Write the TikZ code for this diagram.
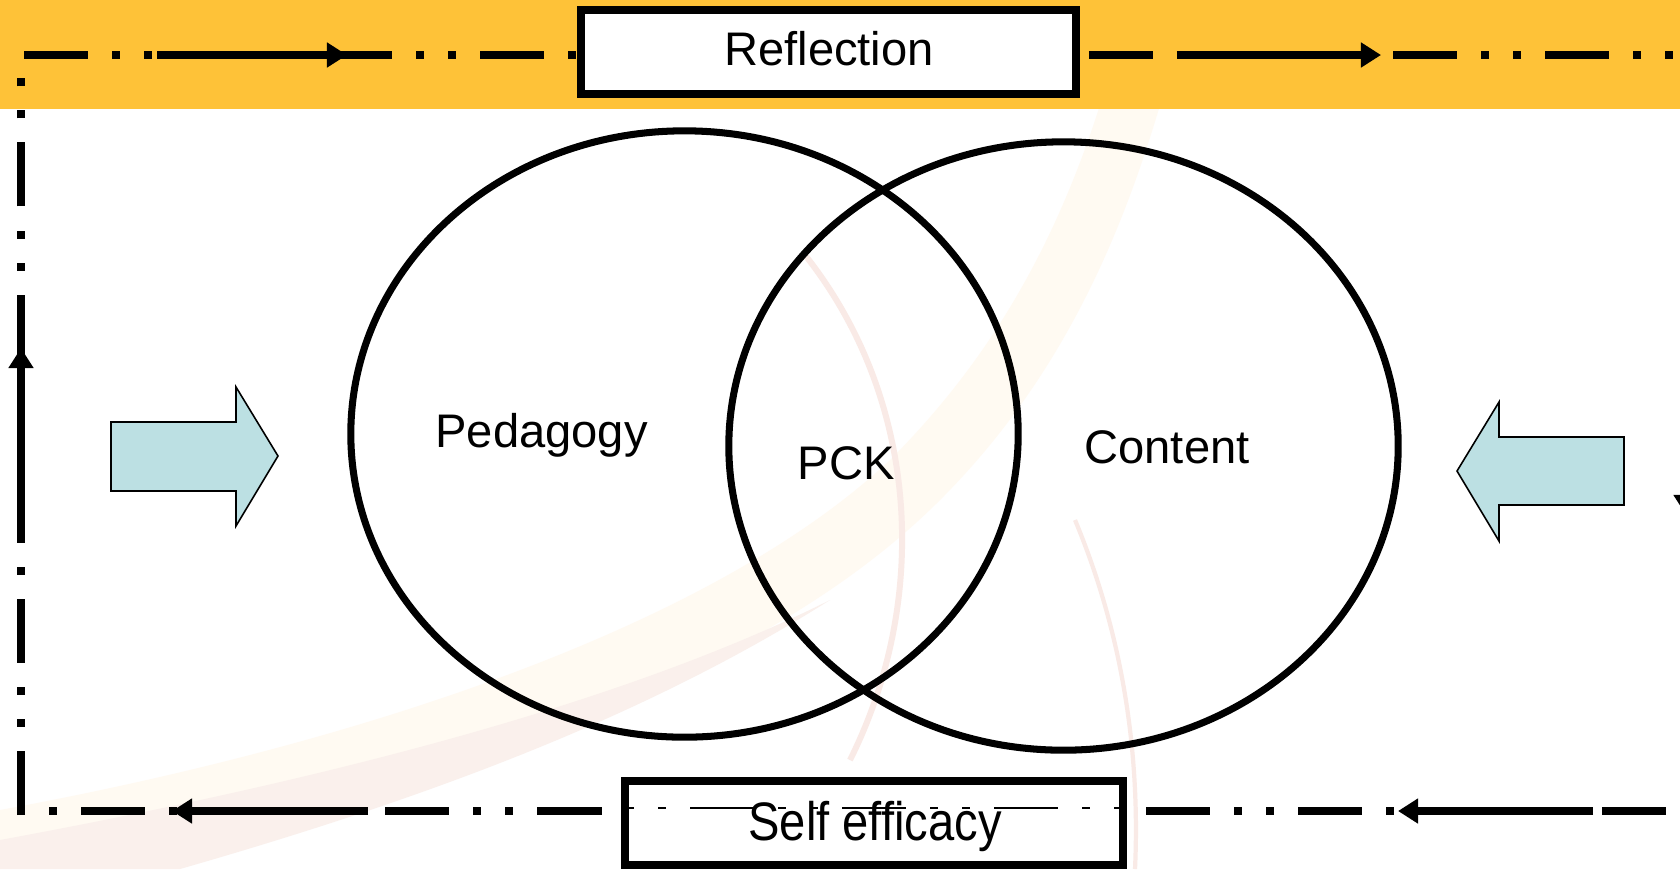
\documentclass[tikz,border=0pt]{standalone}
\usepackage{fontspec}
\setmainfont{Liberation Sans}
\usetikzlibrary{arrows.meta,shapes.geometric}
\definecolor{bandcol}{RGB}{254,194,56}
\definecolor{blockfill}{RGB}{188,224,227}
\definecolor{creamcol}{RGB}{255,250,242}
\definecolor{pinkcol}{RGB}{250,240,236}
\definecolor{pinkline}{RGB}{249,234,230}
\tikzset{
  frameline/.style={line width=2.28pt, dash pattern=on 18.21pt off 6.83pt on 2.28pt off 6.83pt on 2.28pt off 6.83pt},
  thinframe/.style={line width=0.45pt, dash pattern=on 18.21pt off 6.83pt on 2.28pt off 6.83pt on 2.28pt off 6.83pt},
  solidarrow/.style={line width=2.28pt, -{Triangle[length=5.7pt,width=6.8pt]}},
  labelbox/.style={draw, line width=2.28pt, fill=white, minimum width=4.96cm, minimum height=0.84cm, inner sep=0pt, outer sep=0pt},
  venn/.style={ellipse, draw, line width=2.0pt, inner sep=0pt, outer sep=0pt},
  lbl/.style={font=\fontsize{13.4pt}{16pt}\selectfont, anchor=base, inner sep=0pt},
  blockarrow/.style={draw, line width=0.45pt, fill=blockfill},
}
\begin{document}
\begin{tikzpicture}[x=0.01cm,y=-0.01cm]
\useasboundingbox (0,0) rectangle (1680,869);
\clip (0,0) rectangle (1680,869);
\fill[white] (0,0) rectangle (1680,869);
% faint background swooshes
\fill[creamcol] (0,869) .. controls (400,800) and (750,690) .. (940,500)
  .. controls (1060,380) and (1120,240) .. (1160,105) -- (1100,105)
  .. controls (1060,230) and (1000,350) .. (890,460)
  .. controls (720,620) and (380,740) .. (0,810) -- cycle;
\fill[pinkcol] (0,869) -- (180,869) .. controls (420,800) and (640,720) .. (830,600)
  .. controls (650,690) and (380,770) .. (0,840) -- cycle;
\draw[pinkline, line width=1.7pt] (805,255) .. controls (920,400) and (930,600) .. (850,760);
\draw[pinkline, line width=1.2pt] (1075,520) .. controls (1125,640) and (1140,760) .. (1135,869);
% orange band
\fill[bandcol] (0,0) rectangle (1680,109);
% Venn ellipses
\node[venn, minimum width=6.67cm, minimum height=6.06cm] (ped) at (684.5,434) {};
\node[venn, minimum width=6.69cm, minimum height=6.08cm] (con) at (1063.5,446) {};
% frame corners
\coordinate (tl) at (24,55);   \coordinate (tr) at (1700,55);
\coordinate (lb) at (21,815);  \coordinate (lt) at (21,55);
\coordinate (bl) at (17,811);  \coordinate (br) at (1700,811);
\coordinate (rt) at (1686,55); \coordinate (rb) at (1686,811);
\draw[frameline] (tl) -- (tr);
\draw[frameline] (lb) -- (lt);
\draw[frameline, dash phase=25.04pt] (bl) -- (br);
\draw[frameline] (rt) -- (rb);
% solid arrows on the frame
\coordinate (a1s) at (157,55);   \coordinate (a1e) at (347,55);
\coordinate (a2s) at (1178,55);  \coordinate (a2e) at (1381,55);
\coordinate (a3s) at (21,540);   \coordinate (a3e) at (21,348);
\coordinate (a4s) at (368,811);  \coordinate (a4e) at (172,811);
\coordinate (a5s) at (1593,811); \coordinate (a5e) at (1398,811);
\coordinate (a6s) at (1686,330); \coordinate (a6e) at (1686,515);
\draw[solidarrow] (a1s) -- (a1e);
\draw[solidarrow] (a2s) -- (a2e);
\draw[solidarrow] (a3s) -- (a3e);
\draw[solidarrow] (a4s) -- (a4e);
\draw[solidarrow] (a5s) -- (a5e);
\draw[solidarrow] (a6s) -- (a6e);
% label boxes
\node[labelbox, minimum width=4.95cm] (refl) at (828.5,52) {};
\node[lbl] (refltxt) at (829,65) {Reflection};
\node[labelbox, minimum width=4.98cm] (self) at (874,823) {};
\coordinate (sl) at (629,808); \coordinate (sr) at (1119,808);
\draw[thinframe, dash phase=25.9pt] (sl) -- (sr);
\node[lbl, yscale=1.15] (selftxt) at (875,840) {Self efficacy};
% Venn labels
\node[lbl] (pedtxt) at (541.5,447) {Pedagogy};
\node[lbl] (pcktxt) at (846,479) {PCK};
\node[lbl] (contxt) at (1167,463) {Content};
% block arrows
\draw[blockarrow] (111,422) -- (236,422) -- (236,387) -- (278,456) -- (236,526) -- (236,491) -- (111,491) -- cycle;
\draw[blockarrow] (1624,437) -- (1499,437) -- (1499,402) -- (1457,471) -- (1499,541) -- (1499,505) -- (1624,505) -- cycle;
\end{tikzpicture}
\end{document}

■ PROBLEM DETAILS
Make an exact copy of all the material, but keep the pictures out of it.

■ SOLUTION TO THIS EXERCISE
Write the TikZ code for this diagram.
\documentclass[tikz,border=0pt]{standalone}
\usepackage{fontspec}
\setmainfont{Liberation Sans}
\usetikzlibrary{arrows.meta,shapes.geometric}
\definecolor{bandcol}{RGB}{254,194,56}
\definecolor{blockfill}{RGB}{188,224,227}
\definecolor{creamcol}{RGB}{255,250,242}
\definecolor{pinkcol}{RGB}{250,240,236}
\definecolor{pinkline}{RGB}{249,234,230}
\tikzset{
  frameline/.style={line width=2.28pt, dash pattern=on 18.21pt off 6.83pt on 2.28pt off 6.83pt on 2.28pt off 6.83pt},
  thinframe/.style={line width=0.45pt, dash pattern=on 18.21pt off 6.83pt on 2.28pt off 6.83pt on 2.28pt off 6.83pt},
  solidarrow/.style={line width=2.28pt, -{Triangle[length=5.7pt,width=6.8pt]}},
  labelbox/.style={draw, line width=2.28pt, fill=white, minimum width=4.96cm, minimum height=0.84cm, inner sep=0pt, outer sep=0pt},
  venn/.style={ellipse, draw, line width=2.0pt, inner sep=0pt, outer sep=0pt},
  lbl/.style={font=\fontsize{13.4pt}{16pt}\selectfont, anchor=base, inner sep=0pt},
  blockarrow/.style={draw, line width=0.45pt, fill=blockfill},
}
\begin{document}
\begin{tikzpicture}[x=0.01cm,y=-0.01cm]
\useasboundingbox (0,0) rectangle (1680,869);
\clip (0,0) rectangle (1680,869);
\fill[white] (0,0) rectangle (1680,869);
% faint background swooshes
\fill[creamcol] (0,869) .. controls (400,800) and (750,690) .. (940,500)
  .. controls (1060,380) and (1120,240) .. (1160,105) -- (1100,105)
  .. controls (1060,230) and (1000,350) .. (890,460)
  .. controls (720,620) and (380,740) .. (0,810) -- cycle;
\fill[pinkcol] (0,869) -- (180,869) .. controls (420,800) and (640,720) .. (830,600)
  .. controls (650,690) and (380,770) .. (0,840) -- cycle;
\draw[pinkline, line width=1.7pt] (805,255) .. controls (920,400) and (930,600) .. (850,760);
\draw[pinkline, line width=1.2pt] (1075,520) .. controls (1125,640) and (1140,760) .. (1135,869);
% orange band
\fill[bandcol] (0,0) rectangle (1680,109);
% Venn ellipses
\node[venn, minimum width=6.67cm, minimum height=6.06cm] (ped) at (684.5,434) {};
\node[venn, minimum width=6.69cm, minimum height=6.08cm] (con) at (1063.5,446) {};
% frame corners
\coordinate (tl) at (24,55);   \coordinate (tr) at (1700,55);
\coordinate (lb) at (21,815);  \coordinate (lt) at (21,55);
\coordinate (bl) at (17,811);  \coordinate (br) at (1700,811);
\coordinate (rt) at (1686,55); \coordinate (rb) at (1686,811);
\draw[frameline] (tl) -- (tr);
\draw[frameline] (lb) -- (lt);
\draw[frameline, dash phase=25.04pt] (bl) -- (br);
\draw[frameline] (rt) -- (rb);
% solid arrows on the frame
\coordinate (a1s) at (157,55);   \coordinate (a1e) at (347,55);
\coordinate (a2s) at (1178,55);  \coordinate (a2e) at (1381,55);
\coordinate (a3s) at (21,540);   \coordinate (a3e) at (21,348);
\coordinate (a4s) at (368,811);  \coordinate (a4e) at (172,811);
\coordinate (a5s) at (1593,811); \coordinate (a5e) at (1398,811);
\coordinate (a6s) at (1686,330); \coordinate (a6e) at (1686,515);
\draw[solidarrow] (a1s) -- (a1e);
\draw[solidarrow] (a2s) -- (a2e);
\draw[solidarrow] (a3s) -- (a3e);
\draw[solidarrow] (a4s) -- (a4e);
\draw[solidarrow] (a5s) -- (a5e);
\draw[solidarrow] (a6s) -- (a6e);
% label boxes
\node[labelbox, minimum width=4.95cm] (refl) at (828.5,52) {};
\node[lbl] (refltxt) at (829,65) {Reflection};
\node[labelbox, minimum width=4.98cm] (self) at (874,823) {};
\coordinate (sl) at (629,808); \coordinate (sr) at (1119,808);
\draw[thinframe, dash phase=25.9pt] (sl) -- (sr);
\node[lbl, yscale=1.15] (selftxt) at (875,840) {Self efficacy};
% Venn labels
\node[lbl] (pedtxt) at (541.5,447) {Pedagogy};
\node[lbl] (pcktxt) at (846,479) {PCK};
\node[lbl] (contxt) at (1167,463) {Content};
% block arrows
\draw[blockarrow] (111,422) -- (236,422) -- (236,387) -- (278,456) -- (236,526) -- (236,491) -- (111,491) -- cycle;
\draw[blockarrow] (1624,437) -- (1499,437) -- (1499,402) -- (1457,471) -- (1499,541) -- (1499,505) -- (1624,505) -- cycle;
\end{tikzpicture}
\end{document}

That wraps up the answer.